*Exercise instructions*: Write out the material again exactly, please, and omit the pictures.

*Source material*:

☆ ☆ ☆ ☆

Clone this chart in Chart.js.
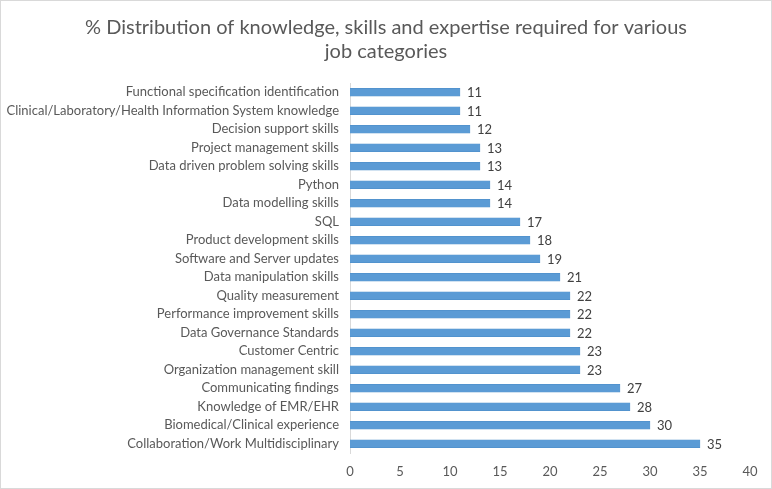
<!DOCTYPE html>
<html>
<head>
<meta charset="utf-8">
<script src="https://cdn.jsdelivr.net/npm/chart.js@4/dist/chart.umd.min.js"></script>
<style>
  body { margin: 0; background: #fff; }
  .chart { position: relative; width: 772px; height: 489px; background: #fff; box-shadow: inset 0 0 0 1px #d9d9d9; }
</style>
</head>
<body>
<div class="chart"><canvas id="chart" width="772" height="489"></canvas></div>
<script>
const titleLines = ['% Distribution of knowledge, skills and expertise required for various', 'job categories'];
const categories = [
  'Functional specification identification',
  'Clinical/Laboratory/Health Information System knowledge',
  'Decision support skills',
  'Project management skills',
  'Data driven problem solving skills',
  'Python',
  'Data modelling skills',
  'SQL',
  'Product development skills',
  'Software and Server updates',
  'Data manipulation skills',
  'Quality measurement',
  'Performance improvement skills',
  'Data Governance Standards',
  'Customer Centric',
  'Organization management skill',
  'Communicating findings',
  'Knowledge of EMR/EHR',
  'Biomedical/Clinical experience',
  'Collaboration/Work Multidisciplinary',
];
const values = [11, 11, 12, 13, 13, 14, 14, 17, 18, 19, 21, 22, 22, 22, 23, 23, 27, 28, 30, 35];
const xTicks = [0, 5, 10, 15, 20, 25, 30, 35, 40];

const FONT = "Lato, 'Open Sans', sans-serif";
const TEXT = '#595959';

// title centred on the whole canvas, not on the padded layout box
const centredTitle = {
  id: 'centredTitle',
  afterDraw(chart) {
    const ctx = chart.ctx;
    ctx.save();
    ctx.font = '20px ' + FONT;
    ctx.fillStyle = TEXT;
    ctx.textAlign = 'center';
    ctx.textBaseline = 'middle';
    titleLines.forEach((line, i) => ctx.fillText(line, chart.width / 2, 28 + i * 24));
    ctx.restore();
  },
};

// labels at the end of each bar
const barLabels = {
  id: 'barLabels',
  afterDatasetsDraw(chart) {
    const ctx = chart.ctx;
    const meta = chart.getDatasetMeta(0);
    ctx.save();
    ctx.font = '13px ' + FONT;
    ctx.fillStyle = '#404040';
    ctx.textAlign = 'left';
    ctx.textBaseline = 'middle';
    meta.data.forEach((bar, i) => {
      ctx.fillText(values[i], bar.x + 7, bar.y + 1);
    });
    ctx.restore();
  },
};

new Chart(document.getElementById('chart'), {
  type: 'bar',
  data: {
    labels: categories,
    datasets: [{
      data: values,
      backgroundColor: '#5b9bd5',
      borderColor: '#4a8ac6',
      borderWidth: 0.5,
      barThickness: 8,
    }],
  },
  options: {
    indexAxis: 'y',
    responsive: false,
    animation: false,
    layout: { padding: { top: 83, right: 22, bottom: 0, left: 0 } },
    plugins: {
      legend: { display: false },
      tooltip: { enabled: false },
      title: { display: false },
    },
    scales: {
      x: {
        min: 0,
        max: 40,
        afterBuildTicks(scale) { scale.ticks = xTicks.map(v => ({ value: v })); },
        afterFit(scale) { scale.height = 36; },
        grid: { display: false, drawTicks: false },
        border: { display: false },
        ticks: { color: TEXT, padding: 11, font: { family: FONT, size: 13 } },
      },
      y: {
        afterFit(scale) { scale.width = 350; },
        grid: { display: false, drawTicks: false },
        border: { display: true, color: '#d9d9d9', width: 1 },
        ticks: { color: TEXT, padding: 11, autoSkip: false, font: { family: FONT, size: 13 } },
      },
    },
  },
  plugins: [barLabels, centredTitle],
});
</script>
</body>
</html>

☆ ☆ ☆ ☆

*Written answer*:
Clone this chart in Chart.js.
<!DOCTYPE html>
<html>
<head>
<meta charset="utf-8">
<script src="https://cdn.jsdelivr.net/npm/chart.js@4/dist/chart.umd.min.js"></script>
<style>
  body { margin: 0; background: #fff; }
  .chart { position: relative; width: 772px; height: 489px; background: #fff; box-shadow: inset 0 0 0 1px #d9d9d9; }
</style>
</head>
<body>
<div class="chart"><canvas id="chart" width="772" height="489"></canvas></div>
<script>
const titleLines = ['% Distribution of knowledge, skills and expertise required for various', 'job categories'];
const categories = [
  'Functional specification identification',
  'Clinical/Laboratory/Health Information System knowledge',
  'Decision support skills',
  'Project management skills',
  'Data driven problem solving skills',
  'Python',
  'Data modelling skills',
  'SQL',
  'Product development skills',
  'Software and Server updates',
  'Data manipulation skills',
  'Quality measurement',
  'Performance improvement skills',
  'Data Governance Standards',
  'Customer Centric',
  'Organization management skill',
  'Communicating findings',
  'Knowledge of EMR/EHR',
  'Biomedical/Clinical experience',
  'Collaboration/Work Multidisciplinary',
];
const values = [11, 11, 12, 13, 13, 14, 14, 17, 18, 19, 21, 22, 22, 22, 23, 23, 27, 28, 30, 35];
const xTicks = [0, 5, 10, 15, 20, 25, 30, 35, 40];

const FONT = "Lato, 'Open Sans', sans-serif";
const TEXT = '#595959';

// title centred on the whole canvas, not on the padded layout box
const centredTitle = {
  id: 'centredTitle',
  afterDraw(chart) {
    const ctx = chart.ctx;
    ctx.save();
    ctx.font = '20px ' + FONT;
    ctx.fillStyle = TEXT;
    ctx.textAlign = 'center';
    ctx.textBaseline = 'middle';
    titleLines.forEach((line, i) => ctx.fillText(line, chart.width / 2, 28 + i * 24));
    ctx.restore();
  },
};

// labels at the end of each bar
const barLabels = {
  id: 'barLabels',
  afterDatasetsDraw(chart) {
    const ctx = chart.ctx;
    const meta = chart.getDatasetMeta(0);
    ctx.save();
    ctx.font = '13px ' + FONT;
    ctx.fillStyle = '#404040';
    ctx.textAlign = 'left';
    ctx.textBaseline = 'middle';
    meta.data.forEach((bar, i) => {
      ctx.fillText(values[i], bar.x + 7, bar.y + 1);
    });
    ctx.restore();
  },
};

new Chart(document.getElementById('chart'), {
  type: 'bar',
  data: {
    labels: categories,
    datasets: [{
      data: values,
      backgroundColor: '#5b9bd5',
      borderColor: '#4a8ac6',
      borderWidth: 0.5,
      barThickness: 8,
    }],
  },
  options: {
    indexAxis: 'y',
    responsive: false,
    animation: false,
    layout: { padding: { top: 83, right: 22, bottom: 0, left: 0 } },
    plugins: {
      legend: { display: false },
      tooltip: { enabled: false },
      title: { display: false },
    },
    scales: {
      x: {
        min: 0,
        max: 40,
        afterBuildTicks(scale) { scale.ticks = xTicks.map(v => ({ value: v })); },
        afterFit(scale) { scale.height = 36; },
        grid: { display: false, drawTicks: false },
        border: { display: false },
        ticks: { color: TEXT, padding: 11, font: { family: FONT, size: 13 } },
      },
      y: {
        afterFit(scale) { scale.width = 350; },
        grid: { display: false, drawTicks: false },
        border: { display: true, color: '#d9d9d9', width: 1 },
        ticks: { color: TEXT, padding: 11, autoSkip: false, font: { family: FONT, size: 13 } },
      },
    },
  },
  plugins: [barLabels, centredTitle],
});
</script>
</body>
</html>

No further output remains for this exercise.